Die Frage, die sich dann stellte, war, ob durch Verschweigen des Bauherrn diese Mehrkosten akzeptiert wurden. Das Gericht entschied auf „ja“, denn es kam keine ablehnende Reaktion und es wurden zusätzlich anstandslos Teilrechnungen bezahlt. Damit konnte man durchaus dieses Verhalten als Zustimmung interpretieren. Grundsätzlich ist jedoch das Schweigen auf ein Vertragsanbot weder Annahme noch Ablehnung, sondern überhaupt keine Willenserklärung, wie der OGH immer wieder urteilt. Das zuvor  verwendete „grundsätzlich“ heißt damit aber auch, dass es Ausnahmen gibt.

Bloßes Stillschweigen kann nämlich unter besonderen Umständen, wie hier in diesem Fall geschildert, doch die Bedeutung einer Zustimmung haben. Entscheidend dafür ist, dass das Gegenüber dem Schweigen seines Partners schlechterdings keine andere Bedeutung als jene der Zustimmung beilegen kann. Stillschweigen ist dort als Zustimmung zu werten, wo Gesetz, Verkehrssitte oder Treu und Glauben eine Pflicht zum Handeln auferlegen. Dies ist nun eine sehr allgemeine und damit sehr auslegungsbedürftige Umschreibung, also ähnlich dem viel zitierten sogenannten Gummiparagrafen. Eine Deutung von Stillschweigen als Zustimmung ist insbesondere dann gerechtfertigt, wenn das vorgeschlagene Geschäft oder der Inhalt für den Schweigenden ausschließlich vorteilhaft ist. In all den Fällen, wo man beurteilen soll, was mit Nichtreaktion gemeint ist, meint der OGH aber, dass bei einer Deutung „besondere Vorsicht“ geboten ist! Dies deshalb, weil die Gefahr besteht, dass sonst Äußerungen unterstellt werden, die nicht im Sinn des Vertragspartners gelegen sind.
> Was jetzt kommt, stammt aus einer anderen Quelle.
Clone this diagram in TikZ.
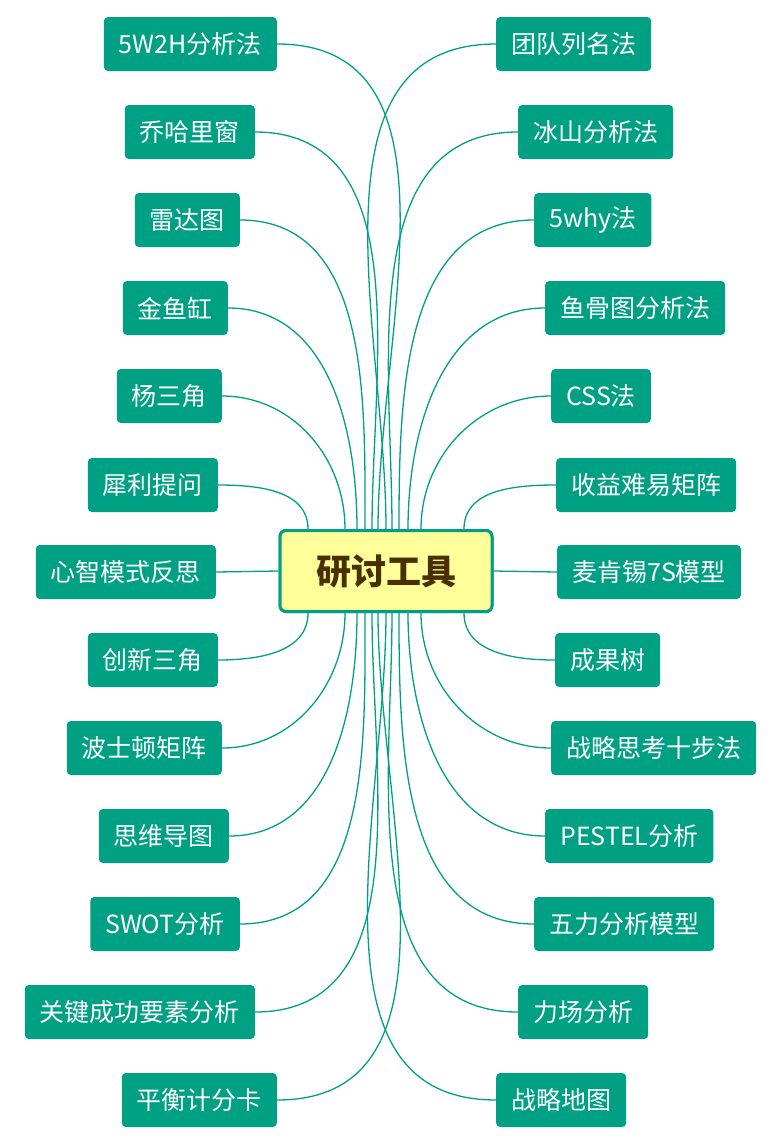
\documentclass[tikz,border=0pt]{standalone}
\usepackage{fontspec}
\setmainfont{Noto Sans CJK SC}
\usetikzlibrary{calc}
\definecolor{teal1}{HTML}{00A085}
\definecolor{cfill}{HTML}{FFFF99}
\definecolor{ctext}{HTML}{4A3000}
\begin{document}
\begin{tikzpicture}[x=1pt,y=1pt,
 leaf/.style={fill=teal1,text=white,rounded corners=4pt,minimum height=54pt,inner xsep=15pt,font=\fontsize{25}{28}\selectfont},
 link/.style={draw=teal1,line width=1.3pt},
 center/.style={fill=cfill,draw=teal1,line width=3pt,rounded corners=6pt,minimum width=212pt,minimum height=81pt,text=ctext,font=\fontsize{35}{40}\selectfont\bfseries}]
\useasboundingbox (0,0) rectangle (781,-1144);
\node[center] (c) at (386,-571) {研讨工具};
% left
\node[leaf,anchor=east] (L1) at (277,-44) {5W2H分析法};
\node[leaf,anchor=east] (L2) at (255,-132) {乔哈里窗};
\node[leaf,anchor=east] (L3) at (240,-220) {雷达图};
\node[leaf,anchor=east] (L4) at (228,-308) {金鱼缸};
\node[leaf,anchor=east] (L5) at (222,-396) {杨三角};
\node[leaf,anchor=east] (L6) at (218,-485) {犀利提问};
\node[leaf,anchor=east] (L7) at (216,-572) {心智模式反思};
\node[leaf,anchor=east] (L8) at (218,-660) {创新三角};
\node[leaf,anchor=east] (L9) at (222,-748) {波士顿矩阵};
\node[leaf,anchor=east] (L10) at (229,-836) {思维导图};
\node[leaf,anchor=east] (L11) at (240,-924) {SWOT分析};
\node[leaf,anchor=east] (L12) at (255,-1012) {关键成功要素分析};
\node[leaf,anchor=east] (L13) at (277,-1100) {平衡计分卡};
% right
\node[leaf,anchor=west] (R1) at (496,-44) {团队列名法};
\node[leaf,anchor=west] (R2) at (518,-132) {冰山分析法};
\node[leaf,anchor=west] (R3) at (534,-220) {5why法};
\node[leaf,anchor=west] (R4) at (545,-308) {鱼骨图分析法};
\node[leaf,anchor=west] (R5) at (551,-396) {CSS法};
\node[leaf,anchor=west] (R6) at (556,-485) {收益难易矩阵};
\node[leaf,anchor=west] (R7) at (557,-572) {麦肯锡7S模型};
\node[leaf,anchor=west] (R8) at (555,-660) {成果树};
\node[leaf,anchor=west] (R9) at (551,-748) {战略思考十步法};
\node[leaf,anchor=west] (R10) at (545,-836) {PESTEL分析};
\node[leaf,anchor=west] (R11) at (534,-924) {五力分析模型};
\node[leaf,anchor=west] (R12) at (518,-1012) {力场分析};
\node[leaf,anchor=west] (R13) at (496,-1100) {战略地图};
\foreach \n/\d in {L1/-8,L2/-14,L3/-21,L4/-29,L5/-41,L6/-78}
  \draw[link] (\n.east) to[out=0,in=90] ($(c.north)+(\d,0)$);
\foreach \n/\d in {L8/-78,L9/-41,L10/-29,L11/-21,L12/-14,L13/-8}
  \draw[link] (\n.east) to[out=0,in=-90] ($(c.south)+(\d,0)$);
\foreach \n/\d in {R1/0,R2/6,R3/13,R4/22,R5/35,R6/78}
  \draw[link] (\n.west) to[out=180,in=90] ($(c.north)+(\d,0)$);
\foreach \n/\d in {R8/78,R9/35,R10/22,R11/13,R12/6,R13/0}
  \draw[link] (\n.west) to[out=180,in=-90] ($(c.south)+(\d,0)$);
\draw[link] (L7.east) -- (c.west);
\draw[link] (R7.west) -- (c.east);
\node[center] at (386,-571) {研讨工具};
\end{tikzpicture}
\end{document}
Etwa will in einem anderen Fall das Gericht im Zuge der Beweiswürdigung eines Gespräches einiges an „Hintergrund“ sehr genau wissen, wie etwa die Feststellung des genauen Wortlauts der Fragen und des Wortlauts allfälliger Antworten bzw. eine genaue Beschreibung des Verhaltens (sogar allenfalls auch der Gesten oder sonst ausgedrückter Reaktionen). Sehr wesentlich, so an anderer Stelle, wird es nämlich auf den Inhalt und die Art der Fragestellung einerseits und auf die Reaktion des Beklagten andererseits ankommen.

Besonders strenge Anforderungen an die Bedeutung eines als Stillschweigen zu qualifizierenden Verhaltens sind dann zu stellen, wenn etwa eine vorgeschlagene Änderung des Rechtsgeschäftes die Interessen des Vertragspartners spürbar nachteilig beeinträchtigt.

Es kann daher abschließend festgehalten werden, dass der oft sehr salopp schriftlich formulierte Zusatz „bei fehlender Rückantwort nehmen wir Zustimmung an“ in dieser Form auf seine Gültigkeit zu hinterfragen ist.